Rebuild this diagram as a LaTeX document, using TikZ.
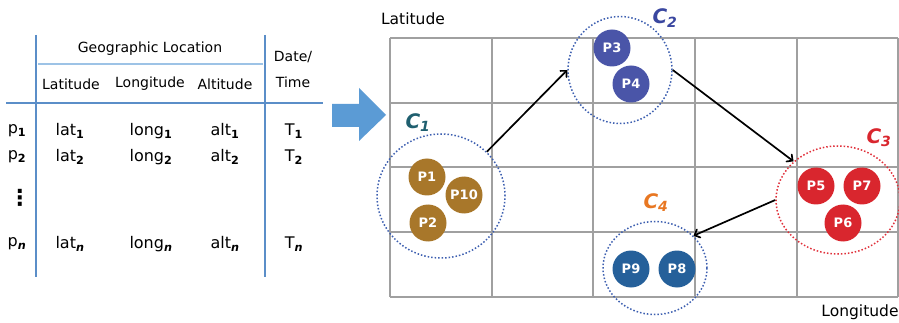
\documentclass[tikz,border=0pt]{standalone}
\usepackage{fontspec}
\setmainfont{DejaVu Sans}
\usepackage{tikz}
\usetikzlibrary{shapes.geometric}
\usetikzlibrary{arrows}
\definecolor{tblline}{HTML}{5B8EC8}
\definecolor{tbllight}{HTML}{9DC3E6}
\definecolor{bigarrow}{HTML}{5B9BD5}
\definecolor{gridgray}{HTML}{A0A0A0}
\definecolor{clblue}{HTML}{3D5FB0}
\definecolor{clred}{HTML}{E0303A}
\definecolor{gold}{HTML}{A8772A}
\definecolor{violet}{HTML}{4A55A8}
\definecolor{steel}{HTML}{25609A}
\definecolor{red}{HTML}{D9262E}
\definecolor{cteal}{HTML}{1F5F6F}
\definecolor{cblue}{HTML}{3A47A0}
\definecolor{corange}{HTML}{E87722}
\newcommand{\bsub}[1]{\textsubscript{\bfseries #1}}
\newcommand{\nsub}{\textsubscript{\bfseries\itshape n}}

\begin{document}
\begin{tikzpicture}[x=1pt, y=-1pt]
				\tikzstyle{hdnode}=[font=\fontsize{14}{16}\selectfont, inner sep=0pt]
				\tikzstyle{cellnode}=[font=\fontsize{16}{18}\selectfont, inner sep=0pt]
				\tikzstyle{axisnode}=[font=\fontsize{15.5}{17}\selectfont, inner sep=0pt]
				\tikzstyle{tline}=[draw=tblline, line width=2pt]
				\tikzstyle{gridline}=[draw=gridgray, line width=1.3pt]
				\tikzstyle{clusternode}=[ellipse, draw=clblue, dotted, line width=1.5pt, inner sep=0pt]
				\tikzstyle{pointnode}=[circle, minimum size=37pt, inner sep=0pt, text=white, font=\fontsize{13}{13}\selectfont\bfseries]
				\tikzstyle{clabel}=[font=\fontsize{20}{20}\selectfont\bfseries\itshape, inner sep=0pt]
				\tikzstyle{flow}=[->, >=angle 90, line width=1.7pt, black]
				
				\useasboundingbox (0,0) rectangle (899,323);
				
				% table
				\draw [tline] (36,35) -- (36,277);
				\draw [tline] (265,35) -- (265,277);
				\draw [tline] (6,103) -- (323,103);
				\draw [tline, draw=tbllight] (38,64) -- (263,64);
				
				\node (geo) at (150,49) [hdnode] {Geographic Location};
				\node (hlat) at (71,84) [hdnode] {Latitude};
				\node (hlong) at (150,84) [hdnode] {Longitude};
				\node (halt) at (225,84) [hdnode] {Altitude};
				\node (hdate) at (293,57) [hdnode] {Date/};
				\node (htime) at (293,82) [hdnode] {Time};
				
				\node (p1) at (17,131) [cellnode] {p\bsub{1}};
				\node (lat1) at (70,131) [cellnode] {lat\bsub{1}};
				\node (long1) at (151,131) [cellnode] {long\bsub{1}};
				\node (alt1) at (225,131) [cellnode] {alt\bsub{1}};
				\node (t1) at (294,131) [cellnode] {T\bsub{1}};
				
				\node (p2) at (17,157) [cellnode] {p\bsub{2}};
				\node (lat2) at (70,157) [cellnode] {lat\bsub{2}};
				\node (long2) at (151,157) [cellnode] {long\bsub{2}};
				\node (alt2) at (225,157) [cellnode] {alt\bsub{2}};
				\node (t2) at (294,157) [cellnode] {T\bsub{2}};
				
				\node (vdots) at (20,198) [cellnode, font=\fontsize{22}{22}\selectfont\bfseries] {⋮};
				
				\node (pn) at (17,244) [cellnode] {p\nsub};
				\node (latn) at (70,244) [cellnode] {lat\nsub};
				\node (longn) at (151,244) [cellnode] {long\nsub};
				\node (altn) at (225,244) [cellnode] {alt\nsub};
				\node (tn) at (294,244) [cellnode] {T\nsub};
				
				% big arrow
				\fill [bigarrow] (332,104) -- (359,104) -- (359,88) -- (386,115) -- (359,141) -- (359,127) -- (332,127) -- cycle;
				
				% grid
				\foreach \x in {390,492,593,695,797,898}
					\draw [gridline] (\x,38) -- (\x,297);
				\foreach \y in {38,103,167,232,297}
					\draw [gridline] (390,\y) -- (898,\y);
				
				\node (ylab) at (413,19) [axisnode] {Latitude};
				\node (xlab) at (860,312) [axisnode] {Longitude};
				
				% clusters
				\node (c1) at (441,196) [clusternode, minimum width=128pt, minimum height=124pt] {};
				\node (c2) at (620,70) [clusternode, minimum width=104pt, minimum height=107pt] {};
				\node (c3) at (838,200) [clusternode, draw=clred, minimum width=124pt, minimum height=108pt] {};
				\node (c4) at (655,268) [clusternode, minimum width=104pt, minimum height=93pt] {};
				
				\node (c1l) at (418,123) [clabel, text=cteal] {C\textsubscript{1}};
				\node (c2l) at (665,18) [clabel, text=cblue] {C\textsubscript{2}};
				\node (c3l) at (879,138) [clabel, text=red] {C\textsubscript{3}};
				\node (c4l) at (656,203) [clabel, text=corange] {C\textsubscript{4}};
				
				% points
				\node (pt1) at (427,177) [pointnode, fill=gold] {P1};
				\node (pt10) at (464,195) [pointnode, fill=gold] {P10};
				\node (pt2) at (428,223) [pointnode, fill=gold] {P2};
				\node (pt3) at (612,48) [pointnode, fill=violet] {P3};
				\node (pt4) at (631,84) [pointnode, fill=violet] {P4};
				\node (pt5) at (816,186) [pointnode, fill=red] {P5};
				\node (pt7) at (862,186) [pointnode, fill=red] {P7};
				\node (pt6) at (843,223) [pointnode, fill=red] {P6};
				\node (pt9) at (631,269) [pointnode, fill=steel] {P9};
				\node (pt8) at (677,269) [pointnode, fill=steel] {P8};
				
				\draw [flow] (c1.44) -- (c2.west);
				\draw [flow] (c2.east) -- (c3.139);
				\draw [flow] (c3.west) -- (c4.40);
				
				\end{tikzpicture}
\end{document}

Task instructions | Reproduce the data above in full, exactly as it is, with the pictures left out.

Correct output |
Rebuild this diagram as a LaTeX document, using TikZ.
\documentclass[tikz,border=0pt]{standalone}
\usepackage{fontspec}
\setmainfont{DejaVu Sans}
\usepackage{tikz}
\usetikzlibrary{shapes.geometric}
\usetikzlibrary{arrows}
\definecolor{tblline}{HTML}{5B8EC8}
\definecolor{tbllight}{HTML}{9DC3E6}
\definecolor{bigarrow}{HTML}{5B9BD5}
\definecolor{gridgray}{HTML}{A0A0A0}
\definecolor{clblue}{HTML}{3D5FB0}
\definecolor{clred}{HTML}{E0303A}
\definecolor{gold}{HTML}{A8772A}
\definecolor{violet}{HTML}{4A55A8}
\definecolor{steel}{HTML}{25609A}
\definecolor{red}{HTML}{D9262E}
\definecolor{cteal}{HTML}{1F5F6F}
\definecolor{cblue}{HTML}{3A47A0}
\definecolor{corange}{HTML}{E87722}
\newcommand{\bsub}[1]{\textsubscript{\bfseries #1}}
\newcommand{\nsub}{\textsubscript{\bfseries\itshape n}}

\begin{document}
\begin{tikzpicture}[x=1pt, y=-1pt]
				\tikzstyle{hdnode}=[font=\fontsize{14}{16}\selectfont, inner sep=0pt]
				\tikzstyle{cellnode}=[font=\fontsize{16}{18}\selectfont, inner sep=0pt]
				\tikzstyle{axisnode}=[font=\fontsize{15.5}{17}\selectfont, inner sep=0pt]
				\tikzstyle{tline}=[draw=tblline, line width=2pt]
				\tikzstyle{gridline}=[draw=gridgray, line width=1.3pt]
				\tikzstyle{clusternode}=[ellipse, draw=clblue, dotted, line width=1.5pt, inner sep=0pt]
				\tikzstyle{pointnode}=[circle, minimum size=37pt, inner sep=0pt, text=white, font=\fontsize{13}{13}\selectfont\bfseries]
				\tikzstyle{clabel}=[font=\fontsize{20}{20}\selectfont\bfseries\itshape, inner sep=0pt]
				\tikzstyle{flow}=[->, >=angle 90, line width=1.7pt, black]
				
				\useasboundingbox (0,0) rectangle (899,323);
				
				% table
				\draw [tline] (36,35) -- (36,277);
				\draw [tline] (265,35) -- (265,277);
				\draw [tline] (6,103) -- (323,103);
				\draw [tline, draw=tbllight] (38,64) -- (263,64);
				
				\node (geo) at (150,49) [hdnode] {Geographic Location};
				\node (hlat) at (71,84) [hdnode] {Latitude};
				\node (hlong) at (150,84) [hdnode] {Longitude};
				\node (halt) at (225,84) [hdnode] {Altitude};
				\node (hdate) at (293,57) [hdnode] {Date/};
				\node (htime) at (293,82) [hdnode] {Time};
				
				\node (p1) at (17,131) [cellnode] {p\bsub{1}};
				\node (lat1) at (70,131) [cellnode] {lat\bsub{1}};
				\node (long1) at (151,131) [cellnode] {long\bsub{1}};
				\node (alt1) at (225,131) [cellnode] {alt\bsub{1}};
				\node (t1) at (294,131) [cellnode] {T\bsub{1}};
				
				\node (p2) at (17,157) [cellnode] {p\bsub{2}};
				\node (lat2) at (70,157) [cellnode] {lat\bsub{2}};
				\node (long2) at (151,157) [cellnode] {long\bsub{2}};
				\node (alt2) at (225,157) [cellnode] {alt\bsub{2}};
				\node (t2) at (294,157) [cellnode] {T\bsub{2}};
				
				\node (vdots) at (20,198) [cellnode, font=\fontsize{22}{22}\selectfont\bfseries] {⋮};
				
				\node (pn) at (17,244) [cellnode] {p\nsub};
				\node (latn) at (70,244) [cellnode] {lat\nsub};
				\node (longn) at (151,244) [cellnode] {long\nsub};
				\node (altn) at (225,244) [cellnode] {alt\nsub};
				\node (tn) at (294,244) [cellnode] {T\nsub};
				
				% big arrow
				\fill [bigarrow] (332,104) -- (359,104) -- (359,88) -- (386,115) -- (359,141) -- (359,127) -- (332,127) -- cycle;
				
				% grid
				\foreach \x in {390,492,593,695,797,898}
					\draw [gridline] (\x,38) -- (\x,297);
				\foreach \y in {38,103,167,232,297}
					\draw [gridline] (390,\y) -- (898,\y);
				
				\node (ylab) at (413,19) [axisnode] {Latitude};
				\node (xlab) at (860,312) [axisnode] {Longitude};
				
				% clusters
				\node (c1) at (441,196) [clusternode, minimum width=128pt, minimum height=124pt] {};
				\node (c2) at (620,70) [clusternode, minimum width=104pt, minimum height=107pt] {};
				\node (c3) at (838,200) [clusternode, draw=clred, minimum width=124pt, minimum height=108pt] {};
				\node (c4) at (655,268) [clusternode, minimum width=104pt, minimum height=93pt] {};
				
				\node (c1l) at (418,123) [clabel, text=cteal] {C\textsubscript{1}};
				\node (c2l) at (665,18) [clabel, text=cblue] {C\textsubscript{2}};
				\node (c3l) at (879,138) [clabel, text=red] {C\textsubscript{3}};
				\node (c4l) at (656,203) [clabel, text=corange] {C\textsubscript{4}};
				
				% points
				\node (pt1) at (427,177) [pointnode, fill=gold] {P1};
				\node (pt10) at (464,195) [pointnode, fill=gold] {P10};
				\node (pt2) at (428,223) [pointnode, fill=gold] {P2};
				\node (pt3) at (612,48) [pointnode, fill=violet] {P3};
				\node (pt4) at (631,84) [pointnode, fill=violet] {P4};
				\node (pt5) at (816,186) [pointnode, fill=red] {P5};
				\node (pt7) at (862,186) [pointnode, fill=red] {P7};
				\node (pt6) at (843,223) [pointnode, fill=red] {P6};
				\node (pt9) at (631,269) [pointnode, fill=steel] {P9};
				\node (pt8) at (677,269) [pointnode, fill=steel] {P8};
				
				\draw [flow] (c1.44) -- (c2.west);
				\draw [flow] (c2.east) -- (c3.139);
				\draw [flow] (c3.west) -- (c4.40);
				
				\end{tikzpicture}
\end{document}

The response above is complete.